═════ Records supplied

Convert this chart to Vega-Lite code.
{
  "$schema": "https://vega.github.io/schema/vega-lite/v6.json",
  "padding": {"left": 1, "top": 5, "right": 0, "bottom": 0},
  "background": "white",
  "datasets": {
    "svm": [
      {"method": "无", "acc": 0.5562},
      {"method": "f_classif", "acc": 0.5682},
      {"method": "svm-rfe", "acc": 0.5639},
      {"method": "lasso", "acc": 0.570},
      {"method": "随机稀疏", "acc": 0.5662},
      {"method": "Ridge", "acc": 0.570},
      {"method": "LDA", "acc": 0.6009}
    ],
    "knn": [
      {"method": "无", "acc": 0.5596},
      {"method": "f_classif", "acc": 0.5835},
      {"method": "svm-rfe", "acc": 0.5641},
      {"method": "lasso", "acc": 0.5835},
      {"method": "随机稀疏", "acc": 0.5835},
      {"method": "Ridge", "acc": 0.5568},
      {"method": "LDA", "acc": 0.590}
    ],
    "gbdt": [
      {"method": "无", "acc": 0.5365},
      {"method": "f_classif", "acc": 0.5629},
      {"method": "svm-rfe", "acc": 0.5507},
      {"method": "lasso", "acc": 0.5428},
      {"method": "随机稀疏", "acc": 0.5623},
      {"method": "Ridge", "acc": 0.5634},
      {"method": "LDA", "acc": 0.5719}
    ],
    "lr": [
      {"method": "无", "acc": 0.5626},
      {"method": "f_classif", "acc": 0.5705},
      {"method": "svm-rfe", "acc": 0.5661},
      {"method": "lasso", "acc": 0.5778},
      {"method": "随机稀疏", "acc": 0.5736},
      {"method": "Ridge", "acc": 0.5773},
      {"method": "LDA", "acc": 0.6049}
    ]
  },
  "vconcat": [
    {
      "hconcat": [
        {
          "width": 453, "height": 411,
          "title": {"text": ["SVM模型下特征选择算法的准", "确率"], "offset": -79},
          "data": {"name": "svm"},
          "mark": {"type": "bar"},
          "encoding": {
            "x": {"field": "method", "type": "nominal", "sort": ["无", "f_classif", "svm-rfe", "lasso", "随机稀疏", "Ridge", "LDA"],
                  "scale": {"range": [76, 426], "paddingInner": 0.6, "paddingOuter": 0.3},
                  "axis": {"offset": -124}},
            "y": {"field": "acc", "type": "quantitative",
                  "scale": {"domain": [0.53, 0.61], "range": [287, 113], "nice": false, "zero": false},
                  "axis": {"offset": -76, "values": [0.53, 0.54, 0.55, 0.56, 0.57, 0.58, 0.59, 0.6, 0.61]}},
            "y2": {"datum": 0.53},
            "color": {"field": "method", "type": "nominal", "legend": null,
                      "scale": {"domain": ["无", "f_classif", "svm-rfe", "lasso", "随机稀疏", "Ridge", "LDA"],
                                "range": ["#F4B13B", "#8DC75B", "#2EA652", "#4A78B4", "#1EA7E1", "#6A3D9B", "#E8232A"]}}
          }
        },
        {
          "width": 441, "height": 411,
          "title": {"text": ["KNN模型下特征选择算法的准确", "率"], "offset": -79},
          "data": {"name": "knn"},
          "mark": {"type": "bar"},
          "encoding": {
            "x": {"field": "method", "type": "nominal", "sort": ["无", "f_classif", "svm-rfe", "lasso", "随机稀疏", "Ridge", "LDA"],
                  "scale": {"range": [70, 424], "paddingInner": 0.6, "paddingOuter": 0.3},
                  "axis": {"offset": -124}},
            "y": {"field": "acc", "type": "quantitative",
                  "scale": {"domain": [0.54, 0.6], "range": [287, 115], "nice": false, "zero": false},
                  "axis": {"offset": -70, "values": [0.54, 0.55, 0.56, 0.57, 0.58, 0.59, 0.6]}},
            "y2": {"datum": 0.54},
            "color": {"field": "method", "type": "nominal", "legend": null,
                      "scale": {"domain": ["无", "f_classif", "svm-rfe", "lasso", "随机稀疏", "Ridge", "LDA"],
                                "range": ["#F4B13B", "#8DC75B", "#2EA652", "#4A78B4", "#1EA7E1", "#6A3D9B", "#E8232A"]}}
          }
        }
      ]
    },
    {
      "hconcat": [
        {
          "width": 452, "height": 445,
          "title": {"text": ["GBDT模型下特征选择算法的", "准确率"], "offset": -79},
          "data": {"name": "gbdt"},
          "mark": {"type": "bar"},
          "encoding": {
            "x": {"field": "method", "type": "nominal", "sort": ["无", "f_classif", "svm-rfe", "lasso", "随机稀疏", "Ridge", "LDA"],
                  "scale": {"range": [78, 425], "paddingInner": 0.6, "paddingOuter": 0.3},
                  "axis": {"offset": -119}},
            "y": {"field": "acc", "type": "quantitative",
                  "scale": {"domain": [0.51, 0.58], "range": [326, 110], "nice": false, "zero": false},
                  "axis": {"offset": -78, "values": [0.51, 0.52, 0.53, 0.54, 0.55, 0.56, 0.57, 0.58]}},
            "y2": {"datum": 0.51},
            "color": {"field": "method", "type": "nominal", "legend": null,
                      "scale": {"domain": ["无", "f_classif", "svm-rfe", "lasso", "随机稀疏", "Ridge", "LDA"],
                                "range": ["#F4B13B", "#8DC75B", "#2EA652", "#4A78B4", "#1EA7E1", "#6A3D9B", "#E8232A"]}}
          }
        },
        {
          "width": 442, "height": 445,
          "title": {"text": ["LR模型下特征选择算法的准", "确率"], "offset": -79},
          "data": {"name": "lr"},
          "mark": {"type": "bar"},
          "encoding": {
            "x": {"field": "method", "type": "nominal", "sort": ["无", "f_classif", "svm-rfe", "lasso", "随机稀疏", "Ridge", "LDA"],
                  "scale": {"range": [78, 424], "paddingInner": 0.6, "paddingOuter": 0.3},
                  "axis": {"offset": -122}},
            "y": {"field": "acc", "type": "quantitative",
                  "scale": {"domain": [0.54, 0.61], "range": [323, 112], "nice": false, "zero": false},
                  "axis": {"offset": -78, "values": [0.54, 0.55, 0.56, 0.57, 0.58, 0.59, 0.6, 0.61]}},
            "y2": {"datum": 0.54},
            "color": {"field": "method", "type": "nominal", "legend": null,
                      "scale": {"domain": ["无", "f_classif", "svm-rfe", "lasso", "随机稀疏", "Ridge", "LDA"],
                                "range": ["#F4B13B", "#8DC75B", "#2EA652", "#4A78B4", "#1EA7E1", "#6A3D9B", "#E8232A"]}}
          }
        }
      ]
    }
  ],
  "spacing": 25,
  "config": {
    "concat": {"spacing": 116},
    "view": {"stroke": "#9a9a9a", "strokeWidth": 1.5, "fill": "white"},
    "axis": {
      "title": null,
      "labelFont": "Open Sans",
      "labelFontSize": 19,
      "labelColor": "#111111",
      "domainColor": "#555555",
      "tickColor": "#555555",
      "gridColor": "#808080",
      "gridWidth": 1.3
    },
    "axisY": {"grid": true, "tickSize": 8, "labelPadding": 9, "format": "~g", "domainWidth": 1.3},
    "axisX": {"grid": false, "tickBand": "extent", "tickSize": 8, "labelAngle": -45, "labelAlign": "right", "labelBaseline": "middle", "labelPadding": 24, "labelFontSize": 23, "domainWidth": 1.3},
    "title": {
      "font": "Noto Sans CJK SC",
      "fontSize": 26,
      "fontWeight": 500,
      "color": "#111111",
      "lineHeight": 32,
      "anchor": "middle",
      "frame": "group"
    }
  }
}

══════════
═════ Records supplied

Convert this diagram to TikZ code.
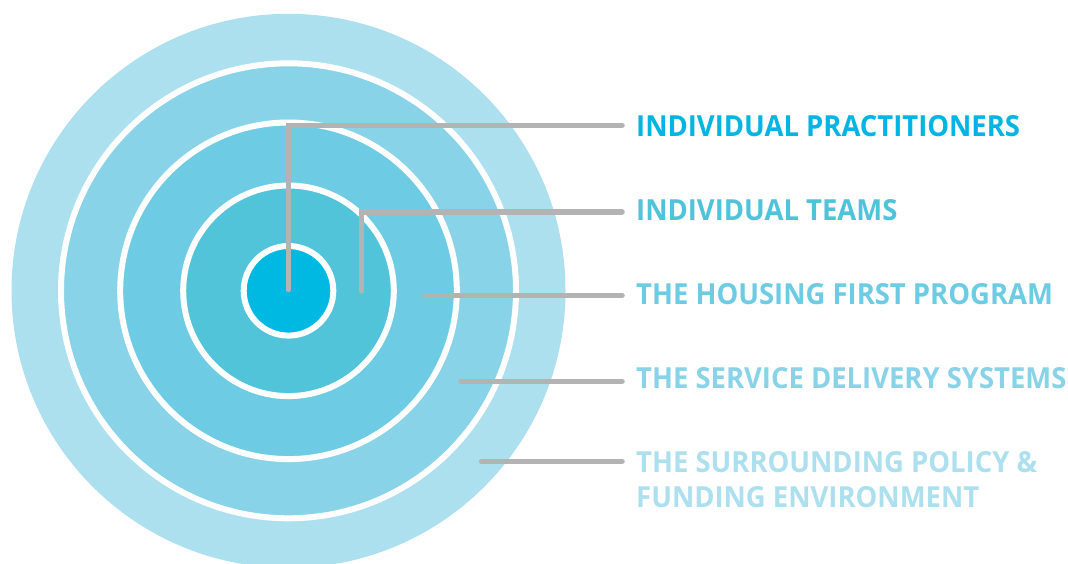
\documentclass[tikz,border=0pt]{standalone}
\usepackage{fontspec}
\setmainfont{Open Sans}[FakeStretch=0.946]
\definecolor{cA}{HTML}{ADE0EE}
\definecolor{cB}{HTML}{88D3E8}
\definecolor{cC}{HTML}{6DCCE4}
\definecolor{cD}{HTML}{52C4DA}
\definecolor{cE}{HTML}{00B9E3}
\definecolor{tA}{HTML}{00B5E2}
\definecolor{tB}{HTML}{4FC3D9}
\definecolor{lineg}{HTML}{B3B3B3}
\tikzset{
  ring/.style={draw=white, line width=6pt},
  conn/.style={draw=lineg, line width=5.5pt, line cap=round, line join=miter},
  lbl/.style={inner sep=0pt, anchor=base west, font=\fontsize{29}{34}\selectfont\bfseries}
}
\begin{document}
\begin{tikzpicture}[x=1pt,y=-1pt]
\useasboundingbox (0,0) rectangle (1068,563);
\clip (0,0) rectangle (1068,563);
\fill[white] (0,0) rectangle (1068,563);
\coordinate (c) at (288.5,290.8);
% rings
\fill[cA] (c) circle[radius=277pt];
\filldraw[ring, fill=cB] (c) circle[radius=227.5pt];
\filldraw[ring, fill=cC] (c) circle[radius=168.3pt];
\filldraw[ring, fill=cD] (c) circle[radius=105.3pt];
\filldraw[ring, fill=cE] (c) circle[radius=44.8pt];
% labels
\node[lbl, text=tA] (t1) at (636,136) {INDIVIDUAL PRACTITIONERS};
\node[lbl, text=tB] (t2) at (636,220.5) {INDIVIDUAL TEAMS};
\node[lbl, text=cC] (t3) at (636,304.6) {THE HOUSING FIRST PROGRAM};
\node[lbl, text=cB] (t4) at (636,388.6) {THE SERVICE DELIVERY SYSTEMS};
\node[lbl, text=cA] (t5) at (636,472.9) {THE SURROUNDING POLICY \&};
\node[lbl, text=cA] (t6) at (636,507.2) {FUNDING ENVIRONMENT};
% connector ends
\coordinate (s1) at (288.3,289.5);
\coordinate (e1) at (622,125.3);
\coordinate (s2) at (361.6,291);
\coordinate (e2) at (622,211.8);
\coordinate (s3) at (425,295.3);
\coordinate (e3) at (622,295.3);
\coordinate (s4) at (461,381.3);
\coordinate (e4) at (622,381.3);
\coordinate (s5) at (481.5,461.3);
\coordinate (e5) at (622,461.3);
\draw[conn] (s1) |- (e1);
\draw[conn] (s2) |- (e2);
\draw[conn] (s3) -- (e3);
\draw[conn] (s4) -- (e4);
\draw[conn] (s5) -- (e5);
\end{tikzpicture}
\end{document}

══════════

## [What to produce]
List the lines of the entries that include "code".

## [Task response]
Convert this chart to Vega-Lite code.
Convert this diagram to TikZ code.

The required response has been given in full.